» **What this task involves**
The listing below begins with the first line you should copy; stop after the line containing "27, 28, 29];", and drop every picture.

--- START Recorded data ---

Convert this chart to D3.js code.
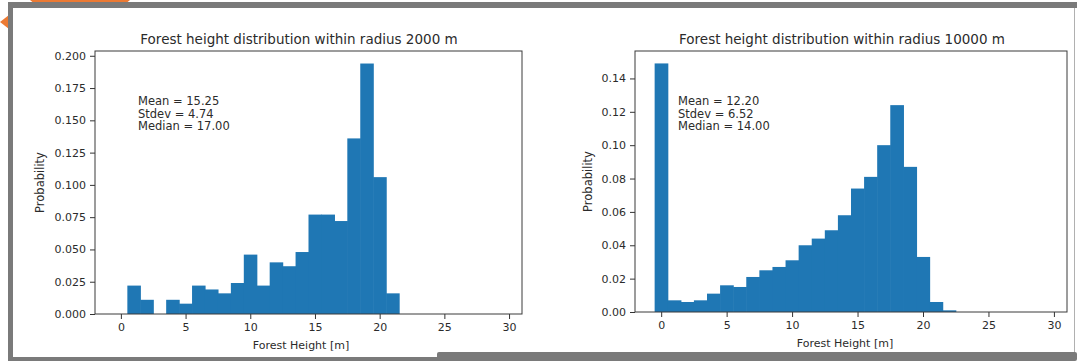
<!DOCTYPE html>
<html>
<head>
<meta charset="utf-8">
<script src="https://cdn.jsdelivr.net/npm/d3@7"></script>
<style>
  body { margin: 0; background: #fff; }
  svg { display: block; font-family: "DejaVu Sans", sans-serif; }
</style>
</head>
<body>
<div id="chart"></div>
<script>
// histogram bins (bin centres, width 1 m)
const binCenters = [0, 1, 2, 3, 4, 5, 6, 7, 8, 9, 10, 11, 12, 13, 14, 15, 16, 17, 18, 19, 20, 21, 22, 23, 24, 25, 26, 27, 28, 29];

// probabilities per bin
const probs2000 = [0, 0.022, 0.011, 0, 0.011, 0.008, 0.022, 0.019, 0.016, 0.024, 0.046, 0.022, 0.040, 0.037, 0.048, 0.077, 0.077, 0.072, 0.136, 0.194, 0.106, 0.016, 0, 0, 0, 0, 0, 0, 0, 0];
const probs10000 = [0.149, 0.007, 0.006, 0.007, 0.011, 0.016, 0.015, 0.021, 0.025, 0.027, 0.031, 0.040, 0.044, 0.049, 0.058, 0.074, 0.081, 0.100, 0.124, 0.087, 0.033, 0.006, 0.001, 0, 0, 0, 0, 0, 0, 0];

const xTicks = [0, 5, 10, 15, 20, 25, 30];
const yTicks2000 = [0, 0.025, 0.05, 0.075, 0.1, 0.125, 0.15, 0.175, 0.2];
const yTicks10000 = [0, 0.02, 0.04, 0.06, 0.08, 0.10, 0.12, 0.14];

const stats2000 = ["Mean = 15.25", "Stdev = 4.74", "Median = 17.00"];
const stats10000 = ["Mean = 12.20", "Stdev = 6.52", "Median = 14.00"];

const titles = ["Forest height distribution within radius 2000 m", "Forest height distribution within radius 10000 m"];

const W = 1077, H = 361;
const barColor = "#1f77b4";
const textColor = "#2b2b2b";

const svg = d3.select("#chart").append("svg")
    .attr("width", W)
    .attr("height", H);

// screenshot frame around the figure
function drawFrame() {
    const f = svg.append("g");
    f.append("polygon")
        .attr("points", "30,0 130,0 124,5 36,5")
        .attr("fill", "#ec7a33");
    f.append("polygon")
        .attr("points", "0,22 9,15 9,29")
        .attr("fill", "#ec7a33");
    f.append("rect").attr("x", 8).attr("y", 2).attr("width", W - 8).attr("height", 6).attr("fill", "#7a7a7a");
    f.append("rect").attr("x", 8).attr("y", 2).attr("width", 5).attr("height", H - 2).attr("fill", "#7a7a7a");
    f.append("rect").attr("x", 8).attr("y", 357).attr("width", 440).attr("height", 4).attr("fill", "#7a7a7a");
    f.append("rect").attr("x", 437).attr("y", 352).attr("width", W - 437).attr("height", 9)
        .attr("rx", 2).attr("fill", "#7a7a7a");
    f.append("line").attr("x1", 1074.5).attr("x2", 1074.5).attr("y1", 8).attr("y2", 352)
        .attr("stroke", "#b0b0b0").attr("stroke-width", 1);
}

function drawHistogram(opts) {
    const x = d3.scaleLinear()
        .domain([binCenters[0] - 0.5 - 1.5, binCenters[binCenters.length - 1] + 0.5 + 1.5])
        .range([opts.left, opts.right]);
    const yMax = d3.max(opts.values) * 1.05;
    const y = d3.scaleLinear()
        .domain([0, yMax])
        .range([opts.bottom, opts.top]);

    const g = svg.append("g");

    // bars (slight overlap so neighbouring bins merge like matplotlib)
    g.selectAll("rect.bar")
        .data(binCenters.map((c, i) => ({ c: c, v: opts.values[i] })).filter(d => d.v > 0))
        .enter()
        .append("rect")
        .attr("class", "bar")
        .attr("x", d => x(d.c - 0.5))
        .attr("width", d => x(d.c + 0.5) - x(d.c - 0.5) + 0.6)
        .attr("y", d => y(d.v))
        .attr("height", d => y(0) - y(d.v))
        .attr("fill", barColor);

    // axes
    const xAxis = g.append("g")
        .attr("transform", `translate(0,${opts.bottom})`)
        .call(d3.axisBottom(x).tickValues(xTicks).tickSize(5).tickPadding(4).tickFormat(d3.format("d")));
    const yAxis = g.append("g")
        .attr("transform", `translate(${opts.left},0)`)
        .call(d3.axisLeft(y).tickValues(opts.yTicks).tickSize(5).tickPadding(4).tickFormat(d3.format(opts.yFormat)));

    [xAxis, yAxis].forEach(a => {
        a.select(".domain").remove();
        a.selectAll("line").attr("stroke", "#333");
        a.selectAll("text")
            .attr("fill", textColor)
            .style("font-size", "11px")
            .style("font-family", "DejaVu Sans");
    });

    // spines
    g.append("rect")
        .attr("x", opts.left)
        .attr("y", opts.top)
        .attr("width", opts.right - opts.left)
        .attr("height", opts.bottom - opts.top)
        .attr("fill", "none")
        .attr("stroke", "#3a3a3a")
        .attr("stroke-width", 1);

    // title
    g.append("text")
        .attr("x", opts.titleX)
        .attr("y", opts.top - 7)
        .attr("text-anchor", "middle")
        .attr("fill", textColor)
        .style("font-size", "13.5px")
        .text(opts.title);

    // axis labels
    g.append("text")
        .attr("x", opts.xLabelX)
        .attr("y", opts.bottom + 35)
        .attr("text-anchor", "middle")
        .attr("fill", textColor)
        .style("font-size", "11px")
        .text("Forest Height [m]");

    g.append("text")
        .attr("transform", `translate(${opts.yLabelX},${(opts.top + opts.bottom) / 2}) rotate(-90)`)
        .attr("text-anchor", "middle")
        .attr("fill", textColor)
        .style("font-size", "11.5px")
        .text("Probability");

    // summary statistics
    opts.stats.forEach((s, i) => {
        g.append("text")
            .attr("x", opts.statsX)
            .attr("y", 105 + i * 12.5)
            .attr("fill", textColor)
            .style("font-size", "11.5px")
            .text(s);
    });
}

drawFrame();

drawHistogram({
    values: probs2000, yTicks: yTicks2000, yFormat: ".3f", stats: stats2000, title: titles[0],
    left: 95, right: 522, top: 51, bottom: 314,
    titleX: 299, xLabelX: 301, yLabelX: 44, statsX: 138
});

drawHistogram({
    values: probs10000, yTicks: yTicks10000, yFormat: ".2f", stats: stats10000, title: titles[1],
    left: 635, right: 1067, top: 51, bottom: 312,
    titleX: 842, xLabelX: 845, yLabelX: 592, statsX: 678
});
</script>
</body>
</html>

--- END Recorded data ---

» **Complete output**
Convert this chart to D3.js code.
<!DOCTYPE html>
<html>
<head>
<meta charset="utf-8">
<script src="https://cdn.jsdelivr.net/npm/d3@7"></script>
<style>
  body { margin: 0; background: #fff; }
  svg { display: block; font-family: "DejaVu Sans", sans-serif; }
</style>
</head>
<body>
<div id="chart"></div>
<script>
// histogram bins (bin centres, width 1 m)
const binCenters = [0, 1, 2, 3, 4, 5, 6, 7, 8, 9, 10, 11, 12, 13, 14, 15, 16, 17, 18, 19, 20, 21, 22, 23, 24, 25, 26, 27, 28, 29];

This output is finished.